Not even an ordinary professional translator can do it without a few days
of instruction on how to create such templates.
Because of this, it is an advantage if only some of the people need to
have this particular competence. Also, it is very important that a change
in these
templates
can be done in one language, and the result be immediately available for
natural-language question-answering also in other languages.
We have implemented this, using a technique called cross-lingual natural-language
question-answering
[1], [2]
.
How this works is shown in the
figure below.
The figure uses Italian, but Italian can be replaced by any other language,
for which
a machine-translator to English is available. If no machine-translator is
available,
word-for-word dictionary look up may also give acceptable results.
Incoming
questions are translated by Systran machine-translation to English. The English
question is then put to the English-language answering engine.
When the results have been found, the corresponding native language objects
are shown. This could be implemented so that the user never sees that any
other language than his own is involved. We have chosen, however, to show
the English answer if the text of the answer has not yet been translated
to English. This means that users will see some English answers mixed with
their native language answers.
It is also possible to set up this process without having any translated
answers. This will allow users to ask questions in their native language,
but get the answer in English. Since many people handle English better
as a passive than as an active language, this would be a useful tool for
them.
Web4Health also have some texts which are only available in the native
language, since each national editor can add texts which are only available
in his/her
own language. For these texts, a native-language question-answering system
is used to find answers.
Web4Health has
compared the quality of the answers found in this way to question-answering
directly
in the language of the questions. These comparisons indicate
that taking the
Systran machine-translation engine
as is, the quality will
be somewhat inferior to that of direct language answering. However, if
the dictionary used by Systran is extended with the terminology suitable
for
our subject area, the quality will be almost as good as with direct language
answering.
The reason for this is that the standard Systran dictionaries are designed
for office documents, not health. For example, the word "body" is
by Systran translated as if it meant "main part", which
is the most common use of this word in office documents, but which, of
course, is
usually not suitable when talking about health.
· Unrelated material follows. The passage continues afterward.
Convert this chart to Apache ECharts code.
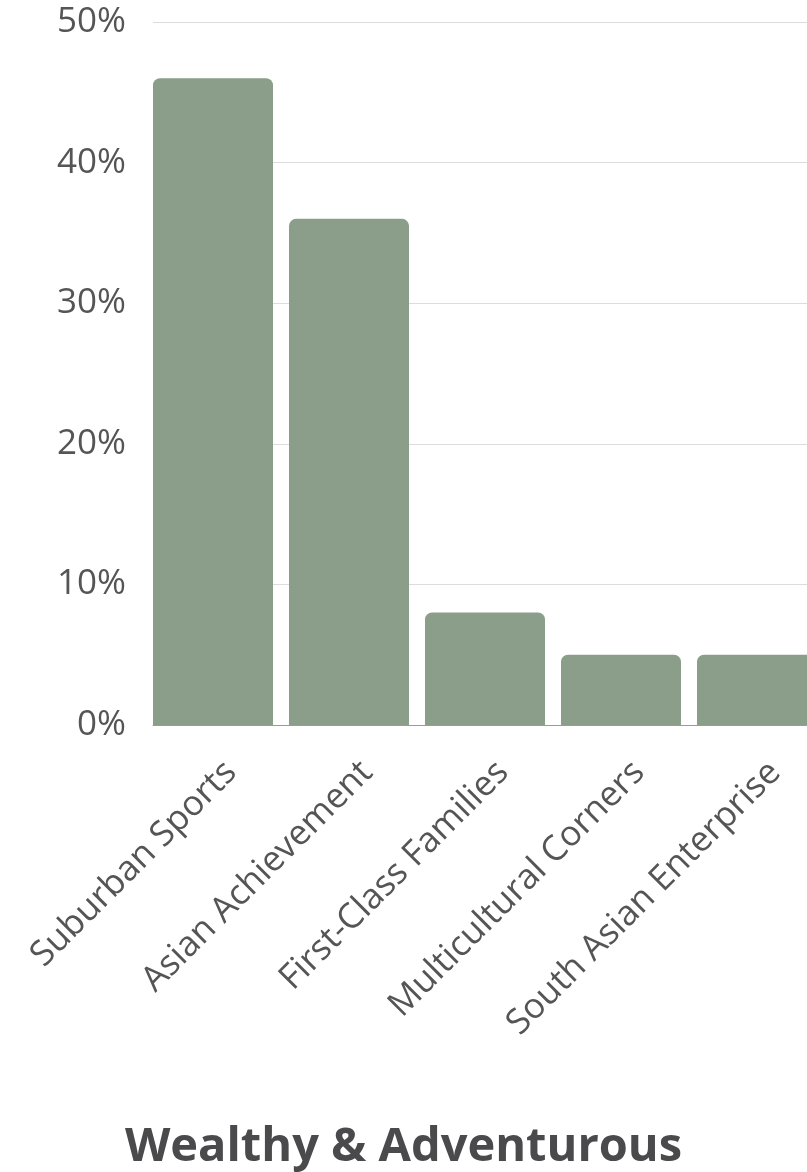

One might argue that augmenting the dictionary with new terminology (in
our case about 6000 words, but many of them already have suitable translation
in Systran, so all need not be added in an additional dictionary) is
as much
work as writing the classification separately in each language. However,
this is not true, because the same dictionary entry can be used in the
classification of many answers. For example, the dictionary entry for
"cause" can
be used in many pages discussing causes of various disorders. Another
important advantage with cross-lingual question-answering is that development
of the
dictionary does not need the special competence needed for doing the
classification. Thus, cross-lingual question-answering allows a separation
of tasks between
people with different competences.